**Source excerpt:**
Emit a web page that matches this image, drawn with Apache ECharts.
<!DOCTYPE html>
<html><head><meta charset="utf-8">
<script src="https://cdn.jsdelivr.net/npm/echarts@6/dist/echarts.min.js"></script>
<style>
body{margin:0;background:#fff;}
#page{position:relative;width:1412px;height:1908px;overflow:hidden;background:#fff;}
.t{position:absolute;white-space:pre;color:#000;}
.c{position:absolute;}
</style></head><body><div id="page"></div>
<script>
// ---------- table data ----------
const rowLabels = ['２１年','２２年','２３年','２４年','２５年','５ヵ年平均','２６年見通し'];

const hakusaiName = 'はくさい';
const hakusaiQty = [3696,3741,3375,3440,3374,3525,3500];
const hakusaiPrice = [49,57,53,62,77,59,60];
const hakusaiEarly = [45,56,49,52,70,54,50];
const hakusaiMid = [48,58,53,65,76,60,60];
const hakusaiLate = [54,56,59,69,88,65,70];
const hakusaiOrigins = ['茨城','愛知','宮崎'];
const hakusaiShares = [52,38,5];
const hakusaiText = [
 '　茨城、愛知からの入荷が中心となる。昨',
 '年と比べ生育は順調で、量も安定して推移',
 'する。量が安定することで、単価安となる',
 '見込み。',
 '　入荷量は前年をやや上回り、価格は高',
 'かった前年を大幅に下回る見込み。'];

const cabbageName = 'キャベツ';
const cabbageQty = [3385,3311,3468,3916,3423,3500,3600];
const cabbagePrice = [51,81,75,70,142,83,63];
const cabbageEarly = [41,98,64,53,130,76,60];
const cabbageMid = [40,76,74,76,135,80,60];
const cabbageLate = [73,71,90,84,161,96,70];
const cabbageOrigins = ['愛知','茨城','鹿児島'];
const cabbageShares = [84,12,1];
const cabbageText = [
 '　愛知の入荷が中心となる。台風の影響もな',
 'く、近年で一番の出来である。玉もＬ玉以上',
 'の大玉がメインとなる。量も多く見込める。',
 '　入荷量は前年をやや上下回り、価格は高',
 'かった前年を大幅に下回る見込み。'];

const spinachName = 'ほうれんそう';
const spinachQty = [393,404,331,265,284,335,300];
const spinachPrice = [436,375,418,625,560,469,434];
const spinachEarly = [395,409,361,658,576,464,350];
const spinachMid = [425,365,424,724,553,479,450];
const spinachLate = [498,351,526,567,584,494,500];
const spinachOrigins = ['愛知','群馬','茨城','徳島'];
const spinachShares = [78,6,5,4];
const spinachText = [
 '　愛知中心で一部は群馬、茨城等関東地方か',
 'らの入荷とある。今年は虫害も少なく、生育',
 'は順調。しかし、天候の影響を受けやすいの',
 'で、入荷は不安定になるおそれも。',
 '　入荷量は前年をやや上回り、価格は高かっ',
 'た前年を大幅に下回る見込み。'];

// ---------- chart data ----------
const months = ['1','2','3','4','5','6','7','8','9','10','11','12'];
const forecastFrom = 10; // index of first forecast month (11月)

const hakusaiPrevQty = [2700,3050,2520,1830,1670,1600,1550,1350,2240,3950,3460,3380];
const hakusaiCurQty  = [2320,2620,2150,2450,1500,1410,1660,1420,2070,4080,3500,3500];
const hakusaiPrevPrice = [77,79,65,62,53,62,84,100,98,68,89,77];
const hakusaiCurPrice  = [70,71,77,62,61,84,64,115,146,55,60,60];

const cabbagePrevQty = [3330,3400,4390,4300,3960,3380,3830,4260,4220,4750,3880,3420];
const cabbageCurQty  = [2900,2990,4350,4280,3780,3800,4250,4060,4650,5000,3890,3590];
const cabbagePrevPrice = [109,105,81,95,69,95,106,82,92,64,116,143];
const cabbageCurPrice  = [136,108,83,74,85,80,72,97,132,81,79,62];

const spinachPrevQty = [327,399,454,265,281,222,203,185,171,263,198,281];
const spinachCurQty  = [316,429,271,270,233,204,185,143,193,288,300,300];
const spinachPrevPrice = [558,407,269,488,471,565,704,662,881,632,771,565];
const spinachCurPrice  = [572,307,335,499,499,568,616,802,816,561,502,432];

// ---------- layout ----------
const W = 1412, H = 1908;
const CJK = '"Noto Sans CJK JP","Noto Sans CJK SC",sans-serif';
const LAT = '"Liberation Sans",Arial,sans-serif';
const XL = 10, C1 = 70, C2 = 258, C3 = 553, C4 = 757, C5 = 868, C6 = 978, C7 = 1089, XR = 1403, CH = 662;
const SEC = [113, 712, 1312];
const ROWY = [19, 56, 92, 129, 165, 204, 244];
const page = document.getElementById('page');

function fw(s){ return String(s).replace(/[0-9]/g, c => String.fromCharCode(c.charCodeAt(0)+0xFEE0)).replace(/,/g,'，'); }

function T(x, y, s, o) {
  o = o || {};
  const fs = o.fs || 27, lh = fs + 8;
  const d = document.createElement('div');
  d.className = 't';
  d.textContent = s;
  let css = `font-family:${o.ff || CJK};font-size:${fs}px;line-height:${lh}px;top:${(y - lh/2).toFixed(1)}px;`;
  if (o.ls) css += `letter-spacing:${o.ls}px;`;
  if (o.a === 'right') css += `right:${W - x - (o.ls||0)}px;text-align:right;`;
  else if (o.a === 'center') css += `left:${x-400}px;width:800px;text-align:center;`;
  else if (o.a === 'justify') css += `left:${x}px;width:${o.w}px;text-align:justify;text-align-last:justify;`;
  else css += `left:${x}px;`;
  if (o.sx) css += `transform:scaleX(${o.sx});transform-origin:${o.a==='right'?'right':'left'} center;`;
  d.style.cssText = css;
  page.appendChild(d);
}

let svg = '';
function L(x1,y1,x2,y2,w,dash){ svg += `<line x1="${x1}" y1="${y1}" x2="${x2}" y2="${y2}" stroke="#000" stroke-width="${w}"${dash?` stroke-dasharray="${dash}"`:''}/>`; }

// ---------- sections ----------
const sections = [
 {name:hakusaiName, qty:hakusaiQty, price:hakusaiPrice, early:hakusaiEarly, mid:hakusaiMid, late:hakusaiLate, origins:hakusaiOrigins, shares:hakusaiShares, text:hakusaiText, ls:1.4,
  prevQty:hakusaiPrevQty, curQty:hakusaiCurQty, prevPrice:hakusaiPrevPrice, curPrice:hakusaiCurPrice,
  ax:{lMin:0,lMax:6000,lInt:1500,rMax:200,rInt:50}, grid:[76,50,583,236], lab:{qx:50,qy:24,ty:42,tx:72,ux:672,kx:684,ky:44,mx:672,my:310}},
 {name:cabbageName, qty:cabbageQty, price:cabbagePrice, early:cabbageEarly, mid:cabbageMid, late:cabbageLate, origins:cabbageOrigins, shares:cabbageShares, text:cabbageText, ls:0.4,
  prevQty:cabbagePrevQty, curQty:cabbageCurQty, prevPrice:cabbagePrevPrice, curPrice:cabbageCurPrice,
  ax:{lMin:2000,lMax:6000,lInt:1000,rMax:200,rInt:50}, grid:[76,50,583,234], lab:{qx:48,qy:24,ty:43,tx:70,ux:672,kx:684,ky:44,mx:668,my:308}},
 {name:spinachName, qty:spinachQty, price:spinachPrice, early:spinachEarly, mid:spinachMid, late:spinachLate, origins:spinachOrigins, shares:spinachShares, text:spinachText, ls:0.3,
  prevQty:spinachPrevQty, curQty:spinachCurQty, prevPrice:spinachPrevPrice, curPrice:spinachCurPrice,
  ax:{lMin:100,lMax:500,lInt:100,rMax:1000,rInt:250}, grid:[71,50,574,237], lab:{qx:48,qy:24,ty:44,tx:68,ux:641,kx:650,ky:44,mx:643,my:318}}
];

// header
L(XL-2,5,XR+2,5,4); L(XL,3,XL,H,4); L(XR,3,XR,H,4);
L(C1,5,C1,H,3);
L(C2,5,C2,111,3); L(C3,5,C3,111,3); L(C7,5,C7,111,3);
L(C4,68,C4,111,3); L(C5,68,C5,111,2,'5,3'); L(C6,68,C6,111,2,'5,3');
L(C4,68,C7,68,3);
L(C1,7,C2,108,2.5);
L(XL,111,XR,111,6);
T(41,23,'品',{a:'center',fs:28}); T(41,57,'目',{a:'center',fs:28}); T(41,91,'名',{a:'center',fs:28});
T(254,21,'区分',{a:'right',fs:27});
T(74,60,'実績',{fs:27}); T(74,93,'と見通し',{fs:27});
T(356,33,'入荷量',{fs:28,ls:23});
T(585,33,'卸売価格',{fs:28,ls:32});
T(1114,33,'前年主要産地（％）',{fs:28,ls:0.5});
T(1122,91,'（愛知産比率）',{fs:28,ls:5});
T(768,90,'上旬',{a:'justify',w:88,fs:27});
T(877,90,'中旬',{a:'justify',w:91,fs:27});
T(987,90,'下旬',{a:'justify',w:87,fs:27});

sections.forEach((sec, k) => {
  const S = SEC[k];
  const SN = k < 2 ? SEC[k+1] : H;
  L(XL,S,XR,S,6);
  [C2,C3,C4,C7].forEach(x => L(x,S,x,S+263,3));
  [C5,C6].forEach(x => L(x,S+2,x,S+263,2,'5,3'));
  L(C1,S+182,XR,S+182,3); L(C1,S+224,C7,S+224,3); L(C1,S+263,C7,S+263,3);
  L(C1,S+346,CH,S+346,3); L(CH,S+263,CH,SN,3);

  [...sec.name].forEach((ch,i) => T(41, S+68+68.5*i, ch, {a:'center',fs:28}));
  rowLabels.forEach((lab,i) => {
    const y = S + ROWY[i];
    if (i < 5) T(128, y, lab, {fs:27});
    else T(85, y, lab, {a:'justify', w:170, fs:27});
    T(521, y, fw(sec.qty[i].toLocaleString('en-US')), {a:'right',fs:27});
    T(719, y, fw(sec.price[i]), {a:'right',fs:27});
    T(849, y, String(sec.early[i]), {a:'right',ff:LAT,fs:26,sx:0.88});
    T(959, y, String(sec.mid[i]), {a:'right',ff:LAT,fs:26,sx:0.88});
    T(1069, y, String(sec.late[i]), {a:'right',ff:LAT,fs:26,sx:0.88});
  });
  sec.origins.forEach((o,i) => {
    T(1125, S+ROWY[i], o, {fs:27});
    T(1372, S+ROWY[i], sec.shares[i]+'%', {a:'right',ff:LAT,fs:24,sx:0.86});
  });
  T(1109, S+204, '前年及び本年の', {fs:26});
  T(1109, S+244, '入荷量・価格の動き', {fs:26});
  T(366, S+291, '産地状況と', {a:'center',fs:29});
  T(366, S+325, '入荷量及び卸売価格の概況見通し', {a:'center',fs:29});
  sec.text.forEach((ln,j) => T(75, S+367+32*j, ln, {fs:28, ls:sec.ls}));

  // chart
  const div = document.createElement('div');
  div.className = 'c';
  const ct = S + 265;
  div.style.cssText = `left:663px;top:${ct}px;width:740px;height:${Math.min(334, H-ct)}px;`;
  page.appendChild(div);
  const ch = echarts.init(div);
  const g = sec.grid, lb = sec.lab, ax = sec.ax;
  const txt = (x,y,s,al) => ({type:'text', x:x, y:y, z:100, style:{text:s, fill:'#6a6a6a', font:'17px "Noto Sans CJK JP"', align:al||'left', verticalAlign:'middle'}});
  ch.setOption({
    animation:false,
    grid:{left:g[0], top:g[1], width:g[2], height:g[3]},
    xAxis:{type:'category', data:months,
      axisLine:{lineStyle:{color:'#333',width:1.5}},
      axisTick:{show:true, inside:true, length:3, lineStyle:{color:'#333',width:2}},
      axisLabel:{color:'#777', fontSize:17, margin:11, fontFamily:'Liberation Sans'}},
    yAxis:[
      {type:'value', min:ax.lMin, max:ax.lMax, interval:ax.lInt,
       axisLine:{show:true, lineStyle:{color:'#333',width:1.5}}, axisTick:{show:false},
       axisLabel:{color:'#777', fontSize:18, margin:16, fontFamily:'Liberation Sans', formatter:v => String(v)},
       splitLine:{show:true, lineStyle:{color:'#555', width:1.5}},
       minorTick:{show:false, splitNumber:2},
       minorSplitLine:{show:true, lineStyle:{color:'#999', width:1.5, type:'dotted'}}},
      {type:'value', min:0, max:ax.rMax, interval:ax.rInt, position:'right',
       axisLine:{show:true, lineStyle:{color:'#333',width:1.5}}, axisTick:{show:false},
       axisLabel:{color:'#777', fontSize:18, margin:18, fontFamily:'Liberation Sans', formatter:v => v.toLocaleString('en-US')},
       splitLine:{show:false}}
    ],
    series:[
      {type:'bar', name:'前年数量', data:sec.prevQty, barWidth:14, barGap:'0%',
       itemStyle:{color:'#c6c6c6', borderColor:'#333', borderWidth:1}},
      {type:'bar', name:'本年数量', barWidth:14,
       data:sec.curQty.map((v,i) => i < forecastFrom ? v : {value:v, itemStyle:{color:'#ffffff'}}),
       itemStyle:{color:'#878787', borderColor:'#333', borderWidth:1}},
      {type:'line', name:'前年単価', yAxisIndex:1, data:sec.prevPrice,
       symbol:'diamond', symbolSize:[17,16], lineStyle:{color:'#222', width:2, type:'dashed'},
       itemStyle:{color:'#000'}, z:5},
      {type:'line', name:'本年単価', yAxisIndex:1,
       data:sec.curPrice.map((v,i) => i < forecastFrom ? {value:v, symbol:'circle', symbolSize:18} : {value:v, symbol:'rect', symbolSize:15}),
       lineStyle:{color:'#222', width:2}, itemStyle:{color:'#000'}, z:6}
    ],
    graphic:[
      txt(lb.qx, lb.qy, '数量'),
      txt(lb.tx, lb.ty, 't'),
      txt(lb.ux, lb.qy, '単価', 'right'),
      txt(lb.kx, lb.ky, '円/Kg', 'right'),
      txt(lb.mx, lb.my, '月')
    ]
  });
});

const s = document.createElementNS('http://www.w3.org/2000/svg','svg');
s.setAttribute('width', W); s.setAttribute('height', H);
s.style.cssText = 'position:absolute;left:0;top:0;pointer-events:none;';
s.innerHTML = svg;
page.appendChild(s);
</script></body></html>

**Requirements:**
Quote exactly the stretch of lines above that starts at the first one and ends at the line with "rowLabels = ['２１年','２２年','２３年','２４年','２５年','５ヵ年平均','２６年見通し'];", and nothing beyond it.

**Exercise answer:**
Emit a web page that matches this image, drawn with Apache ECharts.
<!DOCTYPE html>
<html><head><meta charset="utf-8">
<script src="https://cdn.jsdelivr.net/npm/echarts@6/dist/echarts.min.js"></script>
<style>
body{margin:0;background:#fff;}
#page{position:relative;width:1412px;height:1908px;overflow:hidden;background:#fff;}
.t{position:absolute;white-space:pre;color:#000;}
.c{position:absolute;}
</style></head><body><div id="page"></div>
<script>
// ---------- table data ----------
const rowLabels = ['２１年','２２年','２３年','２４年','２５年','５ヵ年平均','２６年見通し'];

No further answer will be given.